Review of The Battle for Paradise: Surfing, Tuna, and One Town’s Quest to Save a Wave

Evans, Jeremy.  The Battle for Paradise: Surfing, Tuna, and One Town’s Quest to Save a Wave. Lincoln: University of Nebraska Press, 2015. Pp. 240. 2 Maps. $24.95. Hardback

Reviewed by Tolga Ozyurtcu

Cada loco con su tema.

(Each Madman to his own peculiar madness.)

“Cría cuervos para que te saquen los ojos.”
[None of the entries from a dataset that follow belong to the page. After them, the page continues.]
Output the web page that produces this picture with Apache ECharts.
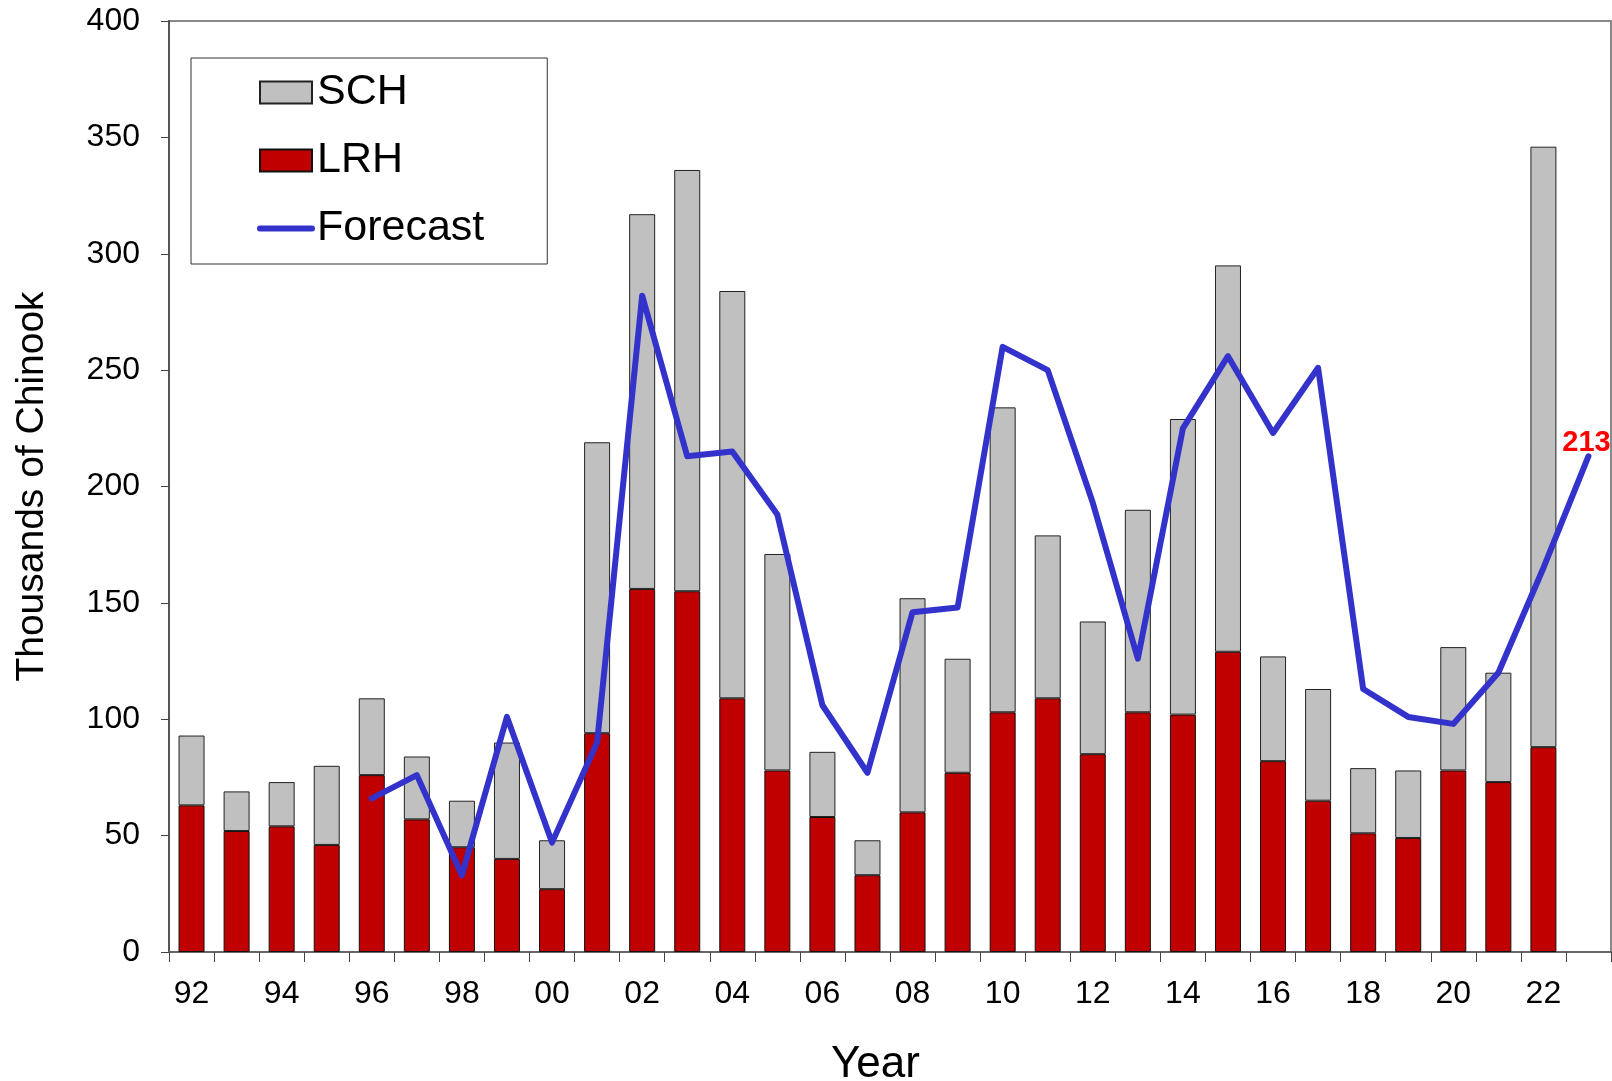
<!DOCTYPE html>
<html>
<head>
<meta charset="utf-8">
<script src="https://cdn.jsdelivr.net/npm/echarts@6/dist/echarts.min.js"></script>
<style>
html,body{margin:0;padding:0;background:#fff;}
#chart{width:1612px;height:1081px;}
</style>
</head>
<body>
<div id="chart"></div>
<script>
const years = ['92','93','94','95','96','97','98','99','00','01','02','03','04','05','06','07','08','09','10','11','12','13','14','15','16','17','18','19','20','21','22','23'];
const lrh = [63,52,54,46,76,57,45,40,27,94,156,155,109,78,58,33,60,77,103,109,85,103,102,129,82,65,51,49,78,73,88,null];
const sch = [30,17,19,34,33,27,20,50,21,125,161,181,175,93,28,15,92,49,131,70,57,87,127,166,45,48,28,29,53,47,258,null];
const forecast = [null,null,null,null,66,76,33,101,47,90,282,213,215,188,106,77,146,148,260,250,193,126,225,256,223,251,113,101,98,120,165,213];
const yTicks = {min:0, max:400, interval:50};

const FONT = 'Liberation Sans, Arial, sans-serif';
const chart = echarts.init(document.getElementById('chart'), null, {renderer:'canvas'});
const lastIdx = forecast.length - 1;
chart.setOption({
  animation:false,
  backgroundColor:'#fff',
  textStyle:{fontFamily:FONT},
  grid:{left:169, right:1, top:21, bottom:129, containLabel:false, outerBoundsMode:'none',
        show:true, borderColor:'#888', borderWidth:2, backgroundColor:'transparent'},
  legend:{
    left:191, top:58, orient:'vertical',
    padding:[13,63,14,66],
    backgroundColor:'#fff', borderColor:'#333', borderWidth:1,
    itemWidth:52, itemHeight:22, itemGap:25,
    textStyle:{fontFamily:FONT, fontSize:43, color:'#000', lineHeight:43},
    data:[
      {name:'SCH', icon:'rect'},
      {name:'LRH', icon:'rect'},
      {name:'Forecast', lineStyle:{width:6, color:'#3333CC', cap:'round'}, itemStyle:{opacity:0}}
    ]
  },
  xAxis:{
    type:'category', data:years, boundaryGap:true,
    name:'Year', nameLocation:'middle', nameGap:91,
    nameTextStyle:{fontFamily:FONT, fontSize:44, color:'#000', padding:[0,29,0,0]},
    axisLine:{lineStyle:{color:'#666', width:2}},
    axisTick:{show:true, interval:0, length:10, lineStyle:{color:'#444', width:1}},
    axisLabel:{interval:1, fontFamily:FONT, fontSize:32, color:'#000', margin:26}
  },
  yAxis:{
    type:'value', min:yTicks.min, max:yTicks.max, interval:yTicks.interval,
    name:'Thousands of Chinook', nameLocation:'middle', nameGap:117, nameRotate:90,
    nameTextStyle:{fontFamily:FONT, fontSize:39, color:'#000'},
    splitLine:{show:false},
    axisLine:{show:true, lineStyle:{color:'#555', width:2}},
    axisTick:{show:true, length:8, lineStyle:{color:'#444', width:1}},
    axisLabel:{fontFamily:FONT, fontSize:32, color:'#000', margin:29}
  },
  series:[
    {name:'LRH', type:'bar', stack:'t', data:lrh, barWidth:26,
     itemStyle:{color:'#C00000', borderColor:'#111', borderWidth:1}},
    {name:'SCH', type:'bar', stack:'t', data:sch, barWidth:26,
     itemStyle:{color:'#C0C0C0', borderColor:'#222', borderWidth:1}},
    {name:'Forecast', type:'line',
     data:forecast.map((v,i)=> i===lastIdx ? {value:v, symbol:'circle', symbolSize:1, label:{show:true}} : v),
     symbol:'none', connectNulls:false,
     lineStyle:{color:'#3333CC', width:6, cap:'round', join:'round'},
     itemStyle:{color:'#3333CC'},
     label:{show:false, position:'top', distance:4, offset:[-2,6], color:'#FF0000', fontWeight:'bold', fontSize:29, fontFamily:FONT,
            formatter:p=>p.value}}
  ]
});
</script>
</body>
</html>
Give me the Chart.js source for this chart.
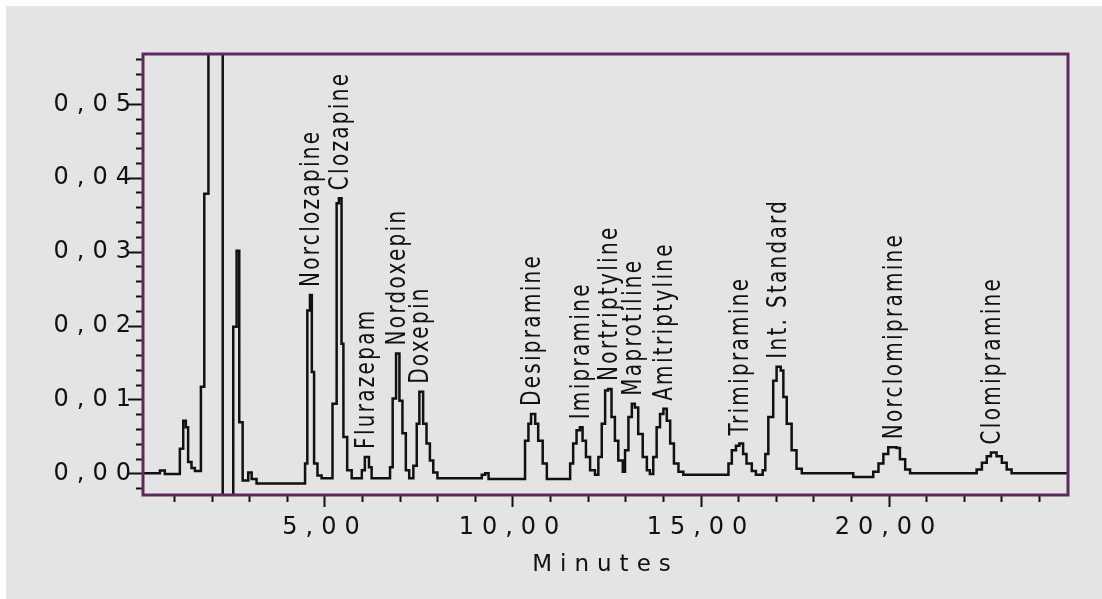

(Raise ravens that they may put out your eyes.)

-Costa Rican Proverbs[1]


Consider the national motto of Costa Rica: Pura Vida. Literally “Pure Life”—but perhaps better translated as “The Good Life”— Pura Vida ostensibly encapsulates the Tico way of life but has also emerged as shorthand for Western perceptions of the Central American nation. (The Costa Ricense are colloquially known as Ticos.)  From the outsider’s view, Costa Rica as Pura Vida is driven by two factors: what the country itself offers, as well as the often dismal sociopolitical situations of its Central American neighbors. The internal/external contrast is not a product of pure imagination.  Costa Rica has incredible natural beauty, opportunities for inexpensive leisure and adventure travel, and the most stable civil climate in the region; Ticos have not endured the oppression, brutality, and civil wars that have plagued countries like El Salvador, Nicaragua, and Honduras.

Battle for Paradise Cover

University of Nebraska Press, 2015

Jeremy Evans’ The Battle for Paradise: Surfing, Tuna, and One Town’s Quest to Save a Wave offers a more nuanced take on Costa Rica.  In Paradise, journalist and English teacher Evans adeptly weaves together the intersecting narratives that have defined life over the past half-century in Pavones, an impoverished coastal village near the Panama border that is home to one of the world’s most famous surfing breaks. The story of Pavones is inextricably linked to global surf tourism, drug trafficking, big business, and environmental activism; the range of factors has produced equal parts fortune, poverty, pain, and pleasure for those who call Pavones home. Tracing his story lines from Pavones to the politico-cultural capital at San Jose and points in between, Evans reveals a nation that most resembles its unstable neighbors when the sanctity of its internal resources and ethos are threatened.  As the various story lines in Pavones unfold, readers encounter a Costa Rica of contrast, Pura Vida with an occasional fever dream: a populace divided by stark economic disparities but bound by deep commitments to nature and local communities; fierce national pride despite a government and its agencies susceptible to corruption, greed, and corporate influence.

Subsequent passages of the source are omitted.